In the midst of my “conversation” with Lou Dobbs, an unlikely organization has spoken out on the behalf of myself and other religious leaders of the Christians for Comprehensive Immigration Reform. Give the Family Research Council credit for making a clear non-partisan appeal in defense of faith-inspired activism:

CNN host Lou Dobbs is a man of strong opinions – but last week he offered a wrong opinion. Dobbs challenged the First Amendment rights of pastors and asked his viewers in an online poll whether they believe “churches and religious institutions that engage in political activity should have their federal tax exemptions revoked.” He attacked church leaders for speaking out on the immigration debate.

There is much disagreement on immigration, but these leaders have every right to express their views. Last year, Lou Dobbs said the “intrusion of religion into our political lives, in my opinion, should be rejected in the same fashion that we constitutionally guarantee government will not interfere with religion.”

Throughout American history, church leaders have spoken out on the vital moral issues of the day – whether it be slavery, civil rights, or in defense of the family and the dignity of human life.
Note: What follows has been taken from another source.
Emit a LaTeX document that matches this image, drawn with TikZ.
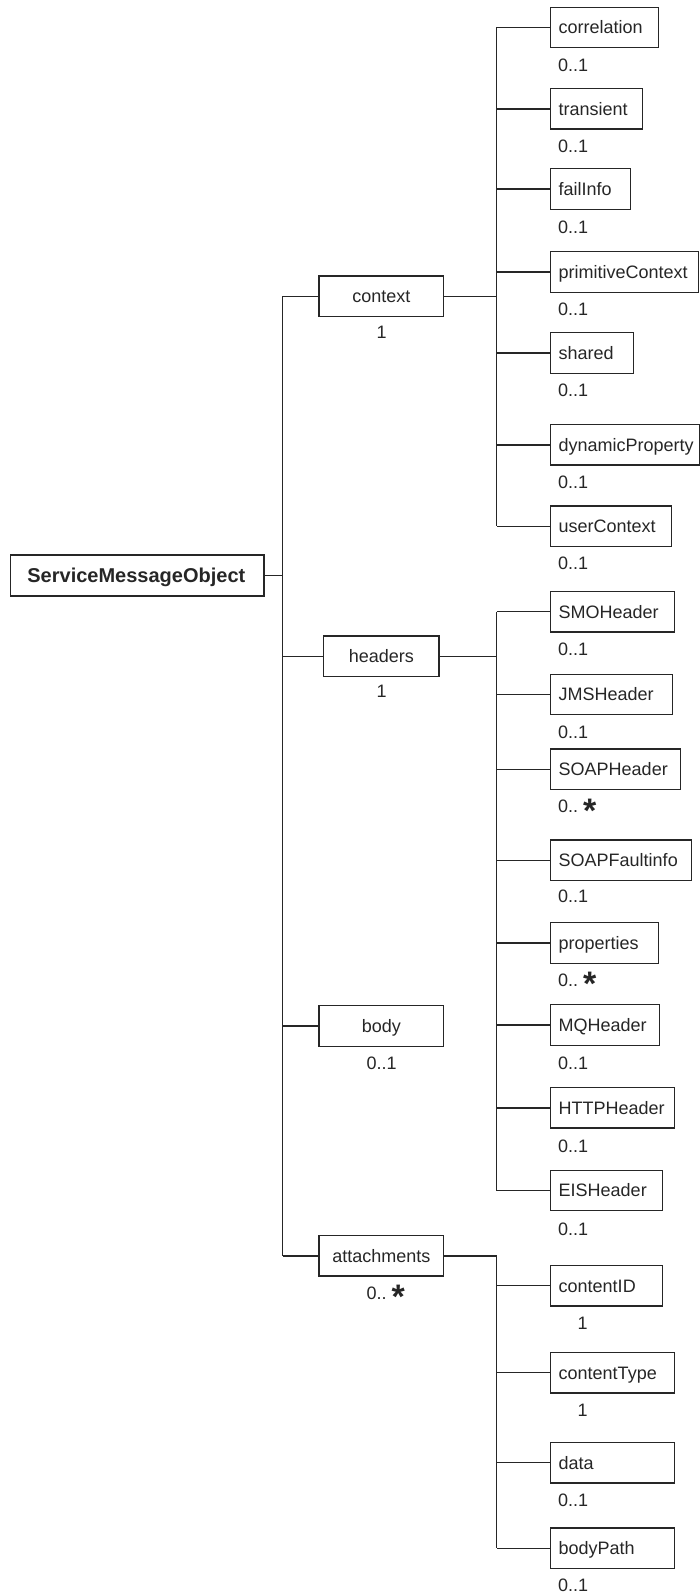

One of the enduring lessons the Reverend Dr. Martin Luther King, Jr. taught is the power a religious community can have in society. Reverend King said, “The church must be reminded that it is not the master or the servant of the state, but rather the conscience of the state. It must be the guide and the critic of the state. If the church does not recapture its prophetic zeal, it will become an irrelevant social club without moral or spiritual authority.”